For the Central League’s Chunichi Dragons, their cheering sections at their home stadium of Nagoya Dome and elsewhere on the road have had little to shout about — and that is not due to the team’s current fourth-place position in the standings.
On July 24, Chunichi announced that it was accepting applications for membership in a new cheering section in an effort to comply with the policies of Nippon Pro Baseball (NPB) regarding connections to organized crime.

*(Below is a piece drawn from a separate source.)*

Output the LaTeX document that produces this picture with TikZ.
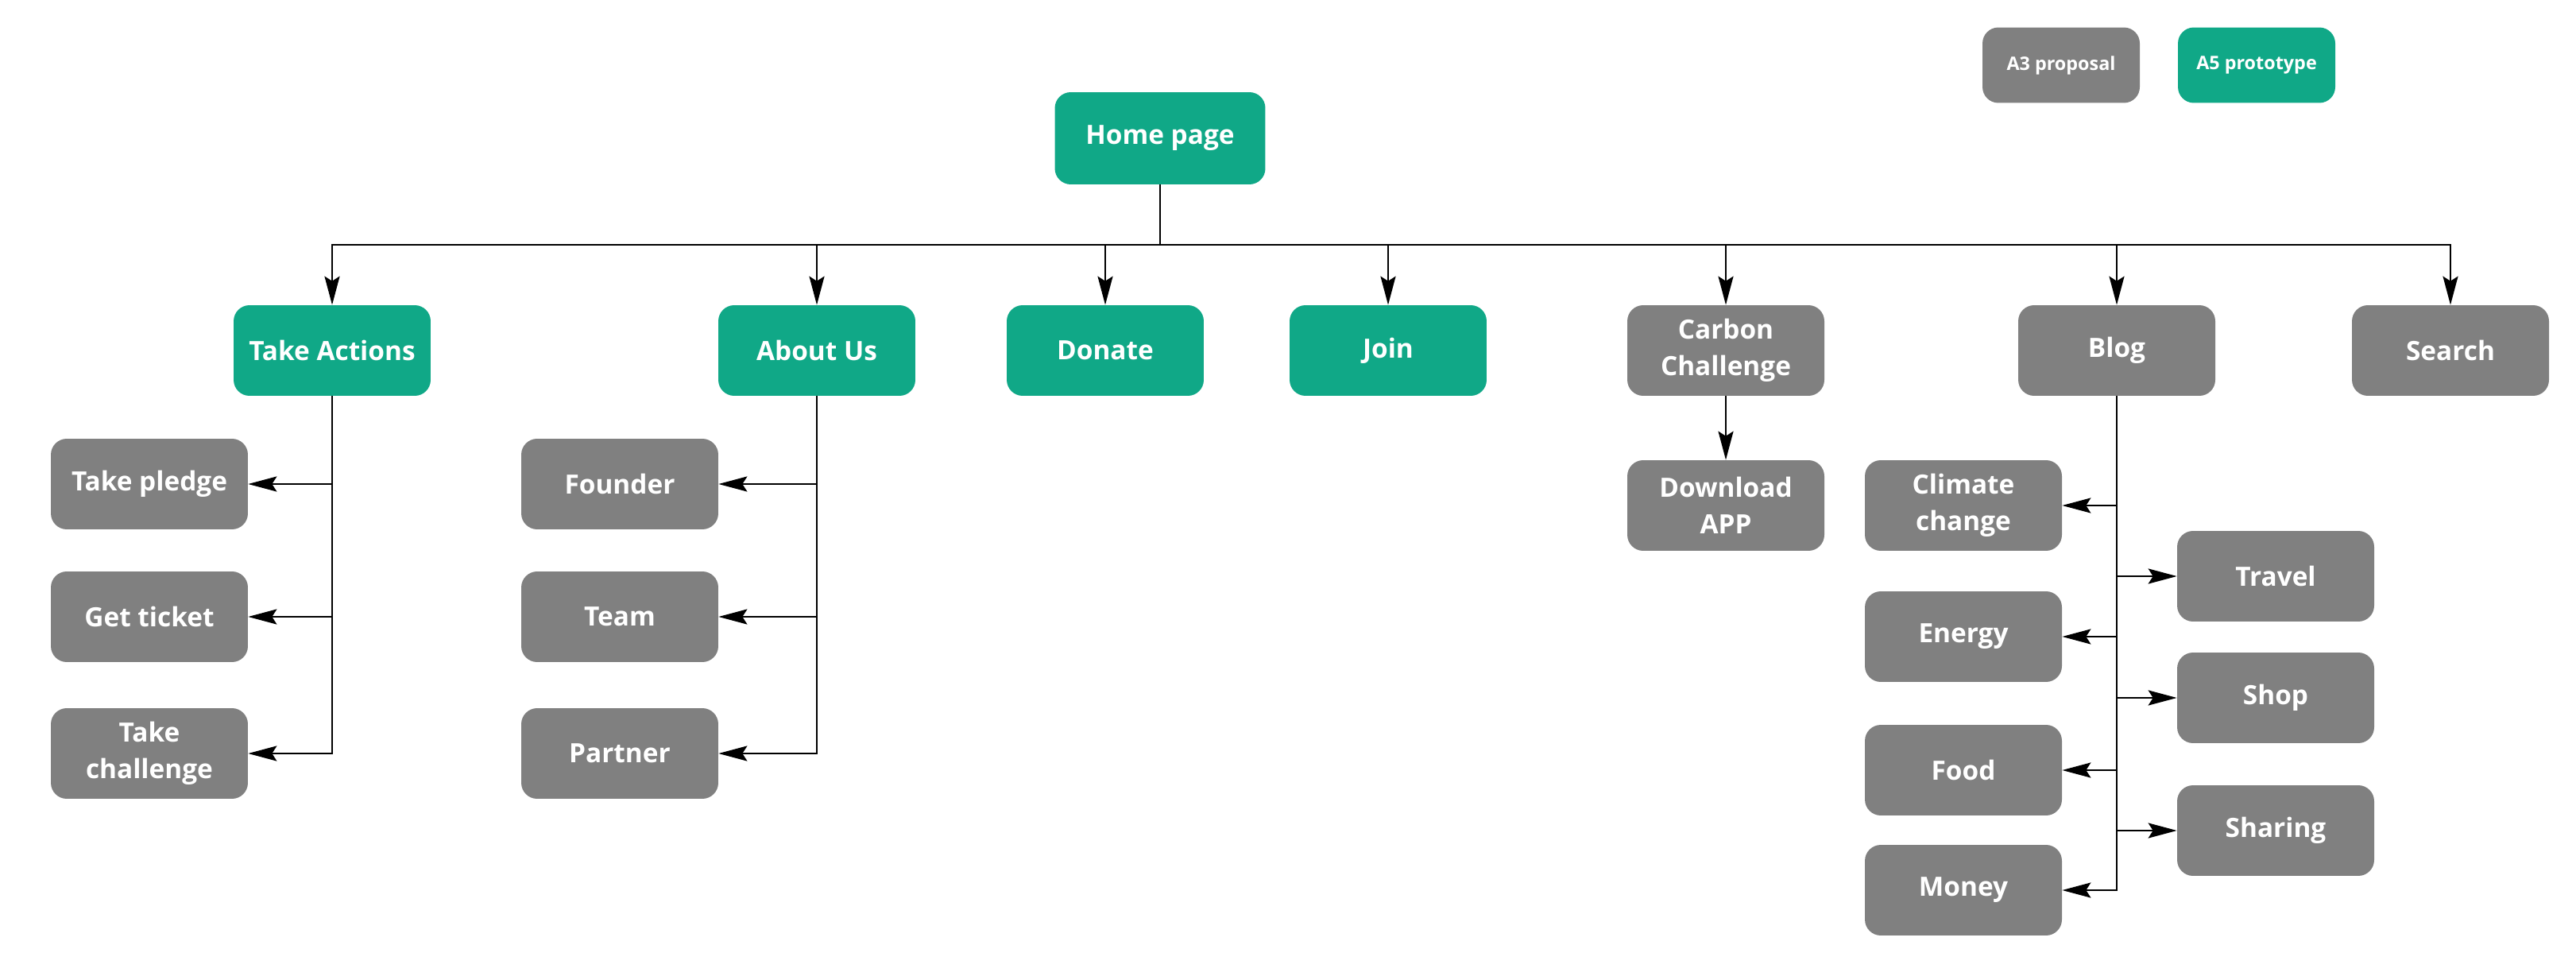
\documentclass[tikz,border=0pt]{standalone}
\usepackage{fontspec}
\setmainfont{Open Sans}
\usetikzlibrary{arrows.meta}
\definecolor{proto}{RGB}{16,168,135}
\definecolor{prop}{RGB}{128,128,128}
\begin{document}
\begin{tikzpicture}[x=0.02cm,y=-0.02cm,
  box/.style={rounded corners=0.4cm, inner sep=0pt, minimum width=4.96cm, minimum height=2.28cm,
    text=white, font=\fontsize{19}{26.5}\selectfont\bfseries, align=center},
  protobox/.style={box, fill=proto},
  propbox/.style={box, fill=prop},
  legendbox/.style={rounded corners=0.4cm, inner sep=0pt, minimum width=3.96cm, minimum height=1.9cm,
    text=white, font=\fontsize{13.3}{16}\selectfont\bfseries},
  link/.style={line width=1.5pt, draw=black},
  arr/.style={link, -{Stealth[length=0.72cm,width=0.38cm,inset=0.12cm]}}]
\useasboundingbox (0,0) rectangle (3242,1233);

% legend
\node[legendbox, fill=prop] (lga) at (2594,82) {A3 proposal};
\node[legendbox, fill=proto] (lgb) at (2840,82) {A5 prototype};

% root and first level
\node[protobox, minimum width=5.3cm, minimum height=2.32cm] (home) at (1460,174) {Home page};
\coordinate (bus) at (0,308);

\node[protobox] (ta) at (418,441) {Take Actions};
\node[protobox] (au) at (1028,441) {About Us};
\node[protobox] (dn) at (1391,441) {Donate};
\node[protobox] (jn) at (1747,441) {Join};
\node[propbox] (cc) at (2172,441) {Carbon\\Challenge};
\node[propbox] (bl) at (2664,441) {Blog};
\node[propbox] (sr) at (3084,441) {Search};

% Take Actions children
\node[propbox] (tp) at (188,609) {Take pledge};
\node[propbox] (gt) at (188,776) {Get ticket};
\node[propbox] (tc) at (188,948) {Take\\challenge};

% About Us children
\node[propbox] (fo) at (780,609) {Founder};
\node[propbox] (tm) at (780,776) {Team};
\node[propbox] (pa) at (780,948) {Partner};

% Carbon Challenge child
\node[propbox] (da) at (2172,636) {Download\\APP};

% Blog children
\node[propbox] (cl) at (2471,636) {Climate\\change};
\node[propbox] (en) at (2471,801) {Energy};
\node[propbox] (fd) at (2471,969) {Food};
\node[propbox] (mo) at (2471,1120) {Money};
\node[propbox] (tr) at (2864,725) {Travel};
\node[propbox] (sh) at (2864,878) {Shop};
\node[propbox] (sg) at (2864,1045) {Sharing};

% root bus
\foreach \c in {ta,au,dn,jn,cc,bl,sr}
  \draw[arr] (home.south) -- (home.south |- bus) -| (\c.north);

% side branches
\foreach \c in {tp,gt,tc}
  \draw[arr] (ta.south) |- (\c.east);
\foreach \c in {fo,tm,pa}
  \draw[arr] (au.south) |- (\c.east);
\draw[arr] (cc.south) -- (da.north);
\foreach \c in {cl,en,fd,mo}
  \draw[arr] (bl.south) |- (\c.east);
\foreach \c in {tr,sh,sg}
  \draw[arr] (bl.south) |- (\c.west);
\end{tikzpicture}
\end{document}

The application for the Chunichi Dragons Cheering Section includes the submission of a form and a performance review, ostensibly an evaluation of the applicant’s musical ability. The team, which is seeking 20 suitable candidates, hopes to have the new section up and running before the year is out.
The move follows the failure on the part of four existing groups that support Chunichi nationwide to change their upper members by the first All-Star Games on July 18. Up to this point in the season, the fans in the outfield had been required to cheer individually and without musical accompaniment, as mandated by NPB.
“Generally, a team cannot have organized cheering with instruments without permission,” says a reporter at a sports newspaper.
According to Shukan Asahi Geino (Aug. 14-21), Chunichi has a long, complicated relationship with one yakuza group in particular, the Nagoya-based Kodo-kai, an affiliate gang of Japan’s largest criminal syndicate, the Yamaguchi-gumi.
“NPB has been showing an attitude whereby ties to organized crime are not allowed,” says a person affiliated with NPB. “But in the oendan sections of Chunichi, the upper members are yakuza, particularly the Kodo-kai.”
In 2006, NPB issued a special mandate to exclude boryokudan, or organized crime groups. As a result, all 12 teams were required to submit the names and portrait photographs of the members of its oendan groups.
One year later, the Nagoya Hakuryu-kai (名古屋白龍會) and Zenkoku Ryushin Rengo (全国竜心連合) oendan groups for Chunichi had already been rejected by NPB for not submitting a list of their members. The groups filed a claim against NPB four years later in the High Court of Nagoya but lost. In 2013, an appeal reached the Supreme Court, which ruled in favor of NPB.
In the three-page application to join the Chunichi Dragons Cheering Section, the ninth question asks whether the applicant is a member of an organized crime group.
This raises a very logical question: Why is Chunichi protecting organized crime members?
“Since the days of Nagoya Stadium” — the facility used by Chunichi before it moved to Nagoya Dome in 1997 — “there has been a problem with ticket scalping,” says the aforementioned sports reporter. “Teams can supply the oendan sections with around 100 tickets, and those tickets can get into the hands of organized crime members who scalp them.”
Then there are the direct connections yakuza can have with the players themselves.
“So-called ‘player seats’ are provided to team members with the intention being that they invite people to the games,” says the previously mentioned NPB source. “All teams allocate two tickets per player per game.”
A problem arises when the players become close to members of the oendan sections — and the tickets are funneled to gangsters.
In illustrating the friendly ties that can exist, the magazine mentions an alleged rape committed in 2003 by Kazuyoshi Tatsunami, a slugging third baseman with Chunichi between 1988 and 2009. Weekly tabloid Shukan Post said that Tatsunami hired gang members to threaten the victim and her fiance in an effort to intimidate them into not revealing the crime.
These problems, however, are not limited to Chunichi. The magazine mentions an unnamed player on another Central League team.
“He collects tickets from other players and passes them on to the oendan sections,” continues the NPB source. “These then wind up in the hands of yakuza, who scalp them to fund their gang.” (K.N.)